===== SUPPLIED INFORMATION

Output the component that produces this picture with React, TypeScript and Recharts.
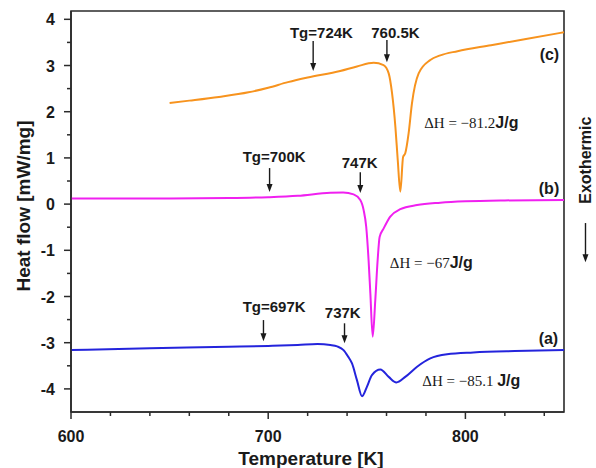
import { Label, Line, LineChart, ReferenceArea, ReferenceDot, ReferenceLine, XAxis, YAxis } from 'recharts';

// curve (c) – orange
const tempC = [650, 660, 675, 690, 700, 710, 720, 736.5, 745, 753.5, 758.5, 761.1, 762.8, 764.5, 765.7, 767, 768.4, 769.5, 771.2, 772.9, 776.3, 782.2, 787.3, 796, 813, 830, 850];
const flowC = [2.19, 2.24, 2.32, 2.42, 2.52, 2.64, 2.74, 2.88, 2.98, 3.06, 3.01, 2.83, 2.4, 1.67, 0.95, 0.27, 1.02, 1.1, 1.53, 2.18, 2.83, 3.12, 3.22, 3.31, 3.44, 3.57, 3.72];

// curve (b) – magenta
const tempB = [600, 650, 680, 700, 715, 731.5, 738, 743.3, 746.7, 748.4, 749.7, 750.9, 751.8, 753, 754.3, 755.5, 756.5, 758.5, 761.9, 767, 775.5, 787.3, 800, 820, 850];
const flowB = [0.12, 0.12, 0.13, 0.15, 0.18, 0.245, 0.25, 0.21, 0.09, -0.13, -0.49, -1.21, -1.93, -2.87, -2.08, -1.21, -0.71, -0.53, -0.27, -0.11, -0.02, 0.03, 0.06, 0.08, 0.09];

// curve (a) – blue
const tempA = [600, 640, 680, 700, 715, 725, 731.5, 735, 738.2, 740.5, 742.5, 745, 747.6, 750.1, 752.6, 756.9, 761.1, 765, 769.5, 775.5, 782.2, 790.7, 804, 825, 850];
const flowA = [-3.16, -3.12, -3.09, -3.07, -3.05, -3.03, -3.05, -3.08, -3.16, -3.3, -3.45, -3.81, -4.16, -3.95, -3.7, -3.58, -3.74, -3.86, -3.74, -3.52, -3.34, -3.25, -3.21, -3.18, -3.16];

const xTicks = [600, 620, 640, 660, 680, 700, 720, 740, 760, 780, 800, 820, 840];
const yTicks = [-4, -3.5, -3, -2.5, -2, -1.5, -1, -0.5, 0, 0.5, 1, 1.5, 2, 2.5, 3, 3.5, 4];

const curveC = tempC.map((t, i) => ({ t, v: flowC[i] }));
const curveB = tempB.map((t, i) => ({ t, v: flowB[i] }));
const curveA = tempA.map((t, i) => ({ t, v: flowA[i] }));

const labels = [
  { x: 727, y: 3.59, text: 'Tg=724K' },
  { x: 764.5, y: 3.59, text: '760.5K' },
  { x: 703, y: 0.91, text: 'Tg=700K' },
  { x: 746.4, y: 0.78, text: '747K' },
  { x: 703, y: -2.34, text: 'Tg=697K' },
  { x: 737.8, y: -2.47, text: '737K' },
];
const tags = [
  { x: 842.6, y: 3.12, text: '(c)' },
  { x: 842.4, y: 0.22, text: '(b)' },
  { x: 842.1, y: -3.03, text: '(a)' },
];
const enthalpy = [
  { x: 803, y: 1.65, value: '\u221281.2', gap: '' },
  { x: 782.7, y: -1.39, value: '\u221267', gap: '' },
  { x: 803, y: -3.94, value: '\u221285.1', gap: ' ' },
];
const arrows = [
  { x: 722.8, y1: 3.53, y2: 2.88 },
  { x: 760.2, y1: 3.55, y2: 3.07 },
  { x: 700.7, y1: 0.78, y2: 0.26 },
  { x: 746.7, y1: 0.69, y2: 0.24 },
  { x: 697.6, y1: -2.51, y2: -2.97 },
  { x: 738.7, y1: -2.58, y2: -3.01 },
  { x: 860.9, y1: -0.41, y2: -1.26 },
];

const SANS = '"Liberation Sans", Arial, sans-serif';
const SERIF = '"Liberation Serif", "Times New Roman", serif';
const INK = '#1a1a1a';
const AX = '#2b2b2b';

function XTick(props: any) {
  const { x, y, payload } = props;
  const major = payload.value % 100 === 0;
  return (
    <g>
      <line x1={x} x2={x} y1={y} y2={y + (major ? 7 : 4)} stroke={AX} strokeWidth={1.5} />
      {major && (
        <text x={x} y={y + 30} textAnchor="middle" fontFamily={SANS} fontWeight="bold" fontSize={16} fill={INK}>
          {payload.value}
        </text>
      )}
    </g>
  );
}

function YTick(props: any) {
  const { x, y, payload } = props;
  const major = Number.isInteger(payload.value);
  return (
    <g>
      <line x1={x} x2={x - (major ? 7 : 4)} y1={y} y2={y} stroke={AX} strokeWidth={1.5} />
      {major && (
        <text x={x - 16} y={y + 6} textAnchor="end" fontFamily={SANS} fontWeight="bold" fontSize={16} fill={INK}>
          {payload.value}
        </text>
      )}
    </g>
  );
}

function Arrow(props: any) {
  const { x1, y1, x2, y2 } = props;
  return (
    <g>
      <line x1={x1} y1={y1} x2={x2} y2={y2 - 6} stroke={INK} strokeWidth={1.4} />
      <path d={`M${x2 - 3},${y2 - 8} L${x2 + 3},${y2 - 8} L${x2},${y2} Z`} fill={INK} />
    </g>
  );
}

export default function App() {
  return (
    <div style={{ position: 'absolute', left: 0, top: 0 }}>
      <LineChart width={596} height={468} margin={{ top: 11, right: 32, left: 0, bottom: 0 }}>
        <XAxis
          dataKey="t"
          type="number"
          domain={[600, 850]}
          ticks={xTicks}
          interval={0}
          allowDataOverflow
          height={56}
          tickSize={0}
          tickMargin={0}
          tickLine={false}
          axisLine={{ stroke: AX, strokeWidth: 1.6 }}
          tick={(p: any) => <XTick {...p} />}
        >
          <Label
            content={() => (
              <text x={311} y={465} textAnchor="middle" fontFamily={SANS} fontWeight="bold" fontSize={19} fill={INK}>
                Temperature [K]
              </text>
            )}
          />
        </XAxis>
        <YAxis
          type="number"
          domain={[-4.5, 4.18]}
          ticks={yTicks}
          interval={0}
          allowDataOverflow
          width={71}
          tickSize={0}
          tickMargin={0}
          tickLine={false}
          axisLine={{ stroke: AX, strokeWidth: 1.6 }}
          tick={(p: any) => <YTick {...p} />}
        >
          <Label
            content={() => (
              <text
                x={30}
                y={206}
                transform="rotate(-90, 30, 206)"
                textAnchor="middle"
                fontFamily={SANS}
                fontWeight="bold"
                fontSize={19}
                fill={INK}
              >
                Heat flow [mW/mg]
              </text>
            )}
          />
        </YAxis>
        <ReferenceArea x1={600} x2={850} y1={-4.5} y2={4.18} fill="none" stroke={AX} strokeWidth={1.6} ifOverflow="visible" />

        <Line data={curveC} dataKey="v" type="monotone" stroke="#F7931E" strokeWidth={2} dot={false} isAnimationActive={false} />
        <Line data={curveB} dataKey="v" type="monotone" stroke="#F020F0" strokeWidth={2} dot={false} isAnimationActive={false} />
        <Line data={curveA} dataKey="v" type="monotone" stroke="#2424DC" strokeWidth={2} dot={false} isAnimationActive={false} />

        {arrows.map((a, i) => (
          <ReferenceLine
            key={'ar' + i}
            segment={[{ x: a.x, y: a.y1 }, { x: a.x, y: a.y2 }]}
            ifOverflow="visible"
            shape={(p: any) => <Arrow {...p} />}
          />
        ))}
        {labels.map((l, i) => (
          <ReferenceDot
            key={'lb' + i}
            x={l.x}
            y={l.y}
            ifOverflow="visible"
            shape={(p: any) => (
              <text x={p.cx} y={p.cy} textAnchor="middle" fontFamily={SANS} fontWeight="bold" fontSize={15} fill={INK}>
                {l.text}
              </text>
            )}
          />
        ))}
        {tags.map((l, i) => (
          <ReferenceDot
            key={'tg' + i}
            x={l.x}
            y={l.y}
            ifOverflow="visible"
            shape={(p: any) => (
              <text x={p.cx} y={p.cy} textAnchor="middle" fontFamily={SANS} fontWeight="bold" fontSize={16} fill={INK}>
                {l.text}
              </text>
            )}
          />
        ))}
        {enthalpy.map((e, i) => (
          <ReferenceDot
            key={'dh' + i}
            x={e.x}
            y={e.y}
            ifOverflow="visible"
            shape={(p: any) => (
              <text x={p.cx} y={p.cy} textAnchor="middle" fill={INK}>
                <tspan fontFamily={SERIF} fontSize={15}>{`\u0394H = ${e.value}${e.gap}`}</tspan>
                <tspan fontFamily={SANS} fontWeight="bold" fontSize={16}>J/g</tspan>
              </text>
            )}
          />
        ))}
        <ReferenceDot
          x={860.9}
          y={0.95}
          ifOverflow="visible"
          shape={(p: any) => (
            <text
              x={p.cx + 6}
              y={p.cy}
              transform={`rotate(-90, ${p.cx + 6}, ${p.cy})`}
              textAnchor="middle"
              fontFamily={SANS}
              fontWeight="bold"
              fontSize={16}
              fill={INK}
            >
              Exothermic
            </text>
          )}
        />
      </LineChart>
    </div>
  );
}
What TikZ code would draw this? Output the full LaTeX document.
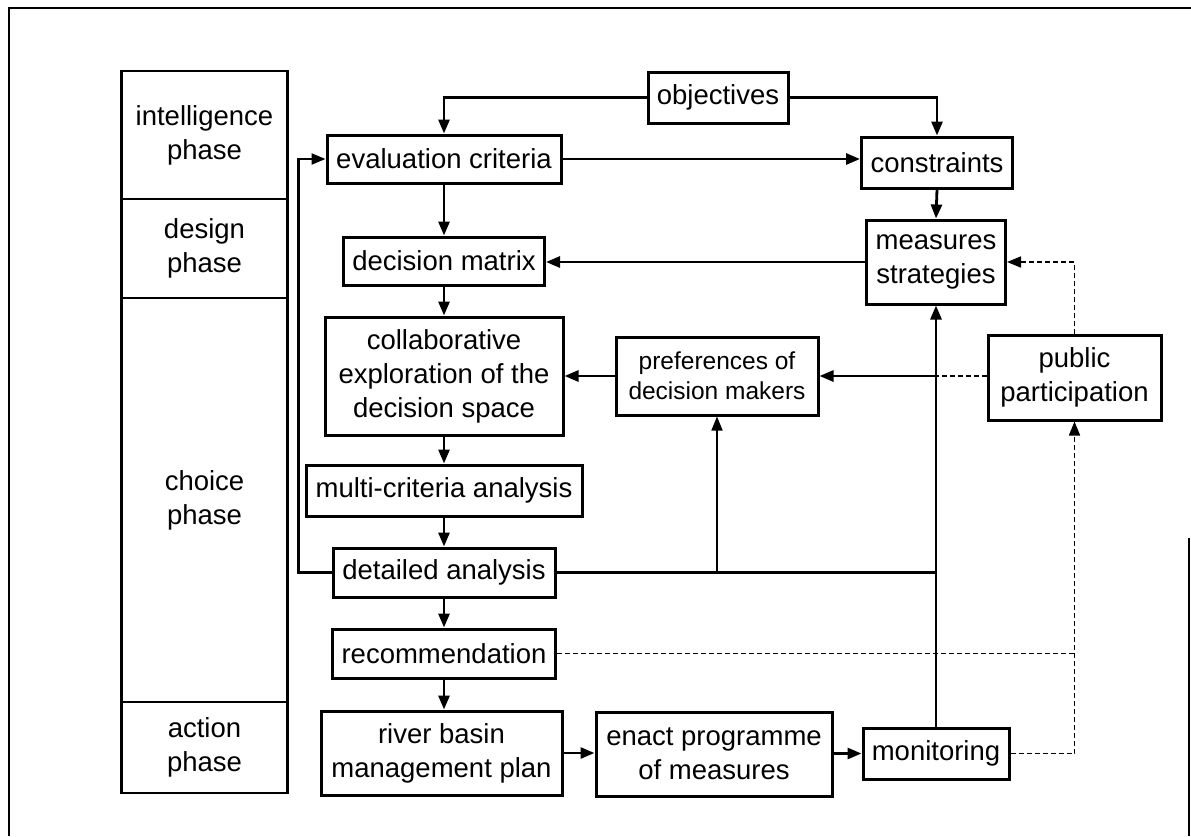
\documentclass[tikz,border=0pt]{standalone}
\usepackage{fontspec}
\setmainfont{Liberation Sans}
\usetikzlibrary{arrows.meta}
\begin{document}
\begin{tikzpicture}[x=1pt,y=-1pt,
  box/.style={draw, line width=3pt, inner sep=0pt, align=center,
    font=\fontsize{27.5}{34}\selectfont},
  smallbox/.style={box, font=\fontsize{24.5}{30}\selectfont},
  phasebox/.style={box, line width=2.4pt, minimum width=166pt},
  tipstyle/.style={-{Triangle[length=14pt,width=11pt]}},
  link/.style={line width=2.8pt},
  flow/.style={link, tipstyle},
  thinflow/.style={line width=1.6pt, tipstyle},
  dashlink/.style={line width=1.6pt, dash pattern=on 5pt off 3pt},
  dashflow/.style={dashlink, tipstyle},
]
\useasboundingbox (0,0) rectangle (1191,836);

% page frame
\draw[line width=2pt] (1191,8) -- (9,8) -- (9,836);
\draw[line width=2pt] (1189,538) -- (1189,836);

% phase column
\node[phasebox, minimum height=128pt] (intel) at (204.5,135) {intelligence\\phase};
\node[phasebox, minimum height=99pt] (design) at (204.5,248.5) {design\\phase};
\node[phasebox, minimum height=404pt] (choice) at (204.5,500) {choice\\phase};
\node[phasebox, minimum height=91pt] (action) at (204.5,747.5) {action\\phase};

% process boxes
\node[box, minimum width=140pt, minimum height=51pt] (objectives) at (718,97.5) {objectives};
\node[box, minimum width=234pt, minimum height=48pt] (eval) at (444,159) {evaluation criteria};
\node[box, minimum width=151pt, minimum height=51pt] (constraints) at (937,162.5) {constraints};
\node[box, minimum width=201pt, minimum height=48pt] (matrix) at (444,261) {decision matrix};
\node[box, minimum width=139pt, minimum height=84pt] (measures) at (936,262) {measures\\strategies};
\node[box, minimum width=238pt, minimum height=118pt] (collab) at (444,376) {collaborative\\exploration of the\\decision space};
\node[smallbox, minimum width=202pt, minimum height=78pt] (prefs) at (717,376) {preferences of\\decision makers};
\node[box, minimum width=173pt, minimum height=85pt] (public) at (1074.5,377.5) {public\\participation};
\node[box, minimum width=276pt, minimum height=51pt] (multi) at (444,490.5) {multi-criteria analysis};
\node[box, minimum width=222pt, minimum height=49pt] (detailed) at (444,572.5) {detailed analysis};
\node[box, minimum width=223pt, minimum height=49pt] (recom) at (444,653.5) {recommendation};
\node[box, minimum width=241pt, minimum height=84pt] (river) at (441.5,753) {river basin\\management plan};
\node[box, minimum width=236pt, minimum height=84pt] (enact) at (714,754) {enact programme\\of measures};
\node[box, minimum width=146pt, minimum height=51pt] (monitor) at (936,753.5) {monitoring};

% junctions
\coordinate (jpref) at (717,572.5);
\coordinate (jmon) at (936,572.5);
\coordinate (jpub) at (936,376);

% main flow
\draw[flow] (objectives.west) -| (eval.north);
\draw[flow] (objectives.east) -| (constraints.north);
\draw[flow] (eval.east) -- (eval.east -| constraints.west);
\draw[flow] (eval.south) -- (matrix.north);
\draw[flow] (constraints.south) -- (measures.north);
\draw[flow] (measures.west) -- (measures.west -| matrix.east);
\draw[flow] (matrix.south) -- (collab.north);
\draw[flow] (prefs.west) -- (collab.east);
\draw[flow] (collab.south) -- (multi.north);
\draw[flow] (multi.south) -- (detailed.north);
\draw[flow] (detailed.south) -- (recom.north);
\draw[flow] (recom.south) -- (river.north -| recom.south);
\draw[flow] (river.east) -- (enact.west |- river.east);
\draw[flow] (enact.east) -- (monitor.west -| enact.east) -- (monitor.west);

% feedback and monitoring loops
\draw[link, line width=2.2pt, tipstyle] (detailed.west) -- ++(-33,0) |- (eval.west);
\draw[link] (detailed.east) -- (jmon);
\draw[thinflow] (jpref) -- (prefs.south);
\draw[flow] (monitor.north) -- (measures.south);
\draw[flow] (jpub) -- (prefs.east);

% public participation (dashed)
\draw[dashlink] (public.west |- jpub) -- (jpub);
\draw[dashflow] (public.north) |- (measures.east);
\draw[dashlink] (recom.east) -- (recom.east -| public.south);
\draw[dashflow] (monitor.east) -| (public.south);
\end{tikzpicture}
\end{document}
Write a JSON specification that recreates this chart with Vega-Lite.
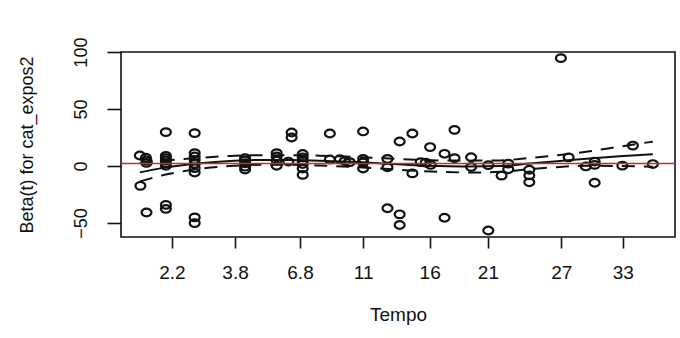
{
  "$schema": "https://vega.github.io/schema/vega-lite/v6.json",
  "width": 554,
  "height": 185,
  "autosize": {"type": "none"},
  "padding": {"left": 121, "top": 52, "right": 5, "bottom": 101},
  "background": "white",
  "config": {
    "view": {"stroke": "#111111", "strokeWidth": 1.6},
    "font": "Liberation Sans"
  },
  "datasets": {
    "resid": [
      {"t": 3.4, "beta": 9.3}, {"t": 3.5, "beta": -17.3},
      {"t": 4.5, "beta": 7.3}, {"t": 4.6, "beta": 4.9}, {"t": 4.6, "beta": 2.8}, {"t": 4.6, "beta": -40.7},
      {"t": 8.1, "beta": 29.8}, {"t": 8.1, "beta": 9.0}, {"t": 8.1, "beta": 7.0}, {"t": 8.1, "beta": 4.9}, {"t": 8.1, "beta": 2.6}, {"t": 8.1, "beta": 0.3}, {"t": 8.1, "beta": -34.0}, {"t": 8.1, "beta": -37.5},
      {"t": 13.3, "beta": 28.9}, {"t": 13.3, "beta": 11.4}, {"t": 13.3, "beta": 8.4}, {"t": 13.3, "beta": 5.5}, {"t": 13.3, "beta": 2.0}, {"t": 13.3, "beta": -1.8}, {"t": 13.3, "beta": -5.6}, {"t": 13.3, "beta": -45.0}, {"t": 13.3, "beta": -50.0},
      {"t": 22.4, "beta": 7.0}, {"t": 22.4, "beta": 5.0}, {"t": 22.4, "beta": 2.5}, {"t": 22.4, "beta": -0.5}, {"t": 22.4, "beta": -3.0},
      {"t": 28.1, "beta": 11.4}, {"t": 28.1, "beta": 8.4}, {"t": 28.1, "beta": 4.9}, {"t": 28.1, "beta": 0.3}, {"t": 30.2, "beta": 4.0},
      {"t": 30.8, "beta": 29.5}, {"t": 30.8, "beta": 25.1},
      {"t": 32.8, "beta": 10.6}, {"t": 32.8, "beta": 7.7}, {"t": 32.8, "beta": 4.7}, {"t": 32.8, "beta": 1.8}, {"t": 32.8, "beta": -2.1}, {"t": 32.8, "beta": -7.7},
      {"t": 37.7, "beta": 28.6}, {"t": 37.7, "beta": 5.8},
      {"t": 39.5, "beta": 6.0}, {"t": 40.4, "beta": 4.5}, {"t": 41.3, "beta": 3.5},
      {"t": 43.7, "beta": 30.4}, {"t": 43.7, "beta": 6.3}, {"t": 43.7, "beta": 3.3}, {"t": 43.7, "beta": -2.1},
      {"t": 48.1, "beta": 6.3}, {"t": 48.1, "beta": -1.0}, {"t": 48.1, "beta": -37.0},
      {"t": 50.3, "beta": 21.6}, {"t": 50.3, "beta": -42.3}, {"t": 50.3, "beta": -51.7},
      {"t": 52.6, "beta": 28.6}, {"t": 52.6, "beta": -6.4},
      {"t": 54.1, "beta": 3.5}, {"t": 55.0, "beta": 3.0}, {"t": 55.9, "beta": 1.0}, {"t": 55.8, "beta": 16.7},
      {"t": 58.4, "beta": 10.8}, {"t": 58.4, "beta": -45.3},
      {"t": 60.2, "beta": 31.8}, {"t": 60.2, "beta": 7.0},
      {"t": 63.2, "beta": 7.8}, {"t": 63.2, "beta": -0.8},
      {"t": 66.3, "beta": 0.8}, {"t": 66.3, "beta": -56.5},
      {"t": 68.7, "beta": -8.3},
      {"t": 69.9, "beta": 2.2}, {"t": 69.9, "beta": -2.8},
      {"t": 73.7, "beta": -3.2}, {"t": 73.7, "beta": -8.2}, {"t": 73.7, "beta": -14.2},
      {"t": 79.4, "beta": 94.7}, {"t": 80.8, "beta": 7.7}, {"t": 83.9, "beta": -0.3},
      {"t": 85.5, "beta": 4.0}, {"t": 85.5, "beta": 1.1}, {"t": 85.5, "beta": -14.6},
      {"t": 90.5, "beta": 0.4}, {"t": 92.4, "beta": 18.0}, {"t": 96.0, "beta": 1.8}
    ],
    "smooth": [
      {"t": 3.4, "fit": -5.5, "upper": 2.5, "lower": -13.5},
      {"t": 7.1, "fit": -2.0, "upper": 4.5, "lower": -8.5},
      {"t": 10.7, "fit": 0.5, "upper": 6.0, "lower": -5.0},
      {"t": 14.3, "fit": 2.5, "upper": 7.3, "lower": -2.3},
      {"t": 19.7, "fit": 4.5, "upper": 8.9, "lower": 0.1},
      {"t": 25.1, "fit": 5.3, "upper": 9.5, "lower": 1.1},
      {"t": 30.5, "fit": 5.3, "upper": 9.5, "lower": 1.1},
      {"t": 35.9, "fit": 4.8, "upper": 9.1, "lower": 0.5},
      {"t": 41.3, "fit": 3.8, "upper": 8.2, "lower": -0.6},
      {"t": 46.7, "fit": 2.5, "upper": 7.1, "lower": -2.1},
      {"t": 52.1, "fit": 1.0, "upper": 5.8, "lower": -3.8},
      {"t": 57.5, "fit": 0.0, "upper": 5.0, "lower": -5.0},
      {"t": 62.9, "fit": -0.4, "upper": 4.8, "lower": -5.6},
      {"t": 68.4, "fit": 0.0, "upper": 5.0, "lower": -5.0},
      {"t": 73.8, "fit": 2.2, "upper": 7.1, "lower": -2.7},
      {"t": 79.2, "fit": 4.5, "upper": 9.7, "lower": -0.7},
      {"t": 84.6, "fit": 6.7, "upper": 13.0, "lower": 0.4},
      {"t": 90.0, "fit": 8.6, "upper": 17.1, "lower": 0.1},
      {"t": 96.0, "fit": 10.5, "upper": 21.5, "lower": -0.5}
    ],
    "coef": [{"beta": 2.3}]
  },
  "layer": [
    {
      "data": {"name": "resid"},
      "mark": {
        "type": "point",
        "shape": "M-1.3,0A1.3,1 0 1,0 1.3,0A1.3,1 0 1,0 -1.3,0Z",
        "filled": false,
        "color": "#111111",
        "strokeWidth": 2.2,
        "size": 58,
        "opacity": 1
      },
      "encoding": {
        "x": {
          "field": "t",
          "type": "quantitative",
          "scale": {"domain": [0, 100], "nice": false, "zero": false},
          "axis": {
            "title": "Tempo",
            "values": [9.19, 20.59, 32.31, 43.71, 55.71, 66.23, 79.46, 90.56],
            "labelExpr": "datum.value < 15 ? '2.2' : datum.value < 26 ? '3.8' : datum.value < 38 ? '6.8' : datum.value < 50 ? '11' : datum.value < 60 ? '16' : datum.value < 72 ? '21' : datum.value < 85 ? '27' : '33'",
            "domain": false,
            "grid": false,
            "tickSize": 11,
            "tickWidth": 1.6,
            "tickColor": "#111111",
            "labelFont": "Liberation Sans",
            "labelFontSize": 19,
            "labelColor": "#111111",
            "labelPadding": 15,
            "labelBaseline": "top",
            "labelFlush": false,
            "labelOverlap": false,
            "titleFont": "Liberation Sans",
            "titleFontSize": 19,
            "titleFontWeight": "normal",
            "titleColor": "#111111",
            "titleX": 277,
            "titleY": 83.7,
            "titleAlign": "center",
            "titleBaseline": "alphabetic"
          }
        },
        "y": {
          "field": "beta",
          "type": "quantitative",
          "scale": {"domain": [-62.2, 100.1], "nice": false, "zero": false},
          "axis": {
            "title": "Beta(t) for cat_expos2",
            "values": [-50, 0, 50, 100],
            "domain": false,
            "grid": false,
            "tickSize": 14,
            "tickWidth": 1.6,
            "tickColor": "#111111",
            "labelAngle": -90,
            "labelAlign": "center",
            "labelBaseline": "bottom",
            "labelPadding": 17,
            "labelFont": "Liberation Sans",
            "labelFontSize": 18,
            "labelColor": "#111111",
            "labelFlush": false,
            "labelOverlap": false,
            "labelBound": false,
            "titleFont": "Liberation Sans",
            "titleFontSize": 18,
            "titleFontWeight": "normal",
            "titleColor": "#111111",
            "titleAngle": -90,
            "titleX": -94,
            "titleY": 92.5,
            "titleAlign": "center",
            "titleBaseline": "middle"
          }
        }
      }
    },
    {
      "data": {"name": "smooth"},
      "mark": {"type": "line", "color": "#111111", "strokeWidth": 2, "interpolate": "monotone"},
      "encoding": {
        "x": {"field": "t", "type": "quantitative"},
        "y": {"field": "fit", "type": "quantitative"}
      }
    },
    {
      "data": {"name": "smooth"},
      "mark": {"type": "line", "color": "#111111", "strokeWidth": 2, "strokeDash": [13, 9], "interpolate": "monotone"},
      "encoding": {
        "x": {"field": "t", "type": "quantitative"},
        "y": {"field": "upper", "type": "quantitative"}
      }
    },
    {
      "data": {"name": "smooth"},
      "mark": {"type": "line", "color": "#111111", "strokeWidth": 2, "strokeDash": [13, 9], "interpolate": "monotone"},
      "encoding": {
        "x": {"field": "t", "type": "quantitative"},
        "y": {"field": "lower", "type": "quantitative"}
      }
    },
    {
      "data": {"name": "coef"},
      "mark": {"type": "rule", "color": "#c03030", "strokeWidth": 1.3},
      "encoding": {
        "y": {"field": "beta", "type": "quantitative"}
      }
    }
  ]
}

==========

### WRITTEN PROBLEM:
Starting at the first line of the entries, restate word for word everything through the line that holds "ReferenceLine, XAxis, YAxis", both ends included, but omit any pictures.

### RESPONSE TO THIS EXERCISE:
Output the component that produces this picture with React, TypeScript and Recharts.
import { Label, Line, LineChart, ReferenceArea, ReferenceDot, ReferenceLine, XAxis, YAxis } from 'recharts';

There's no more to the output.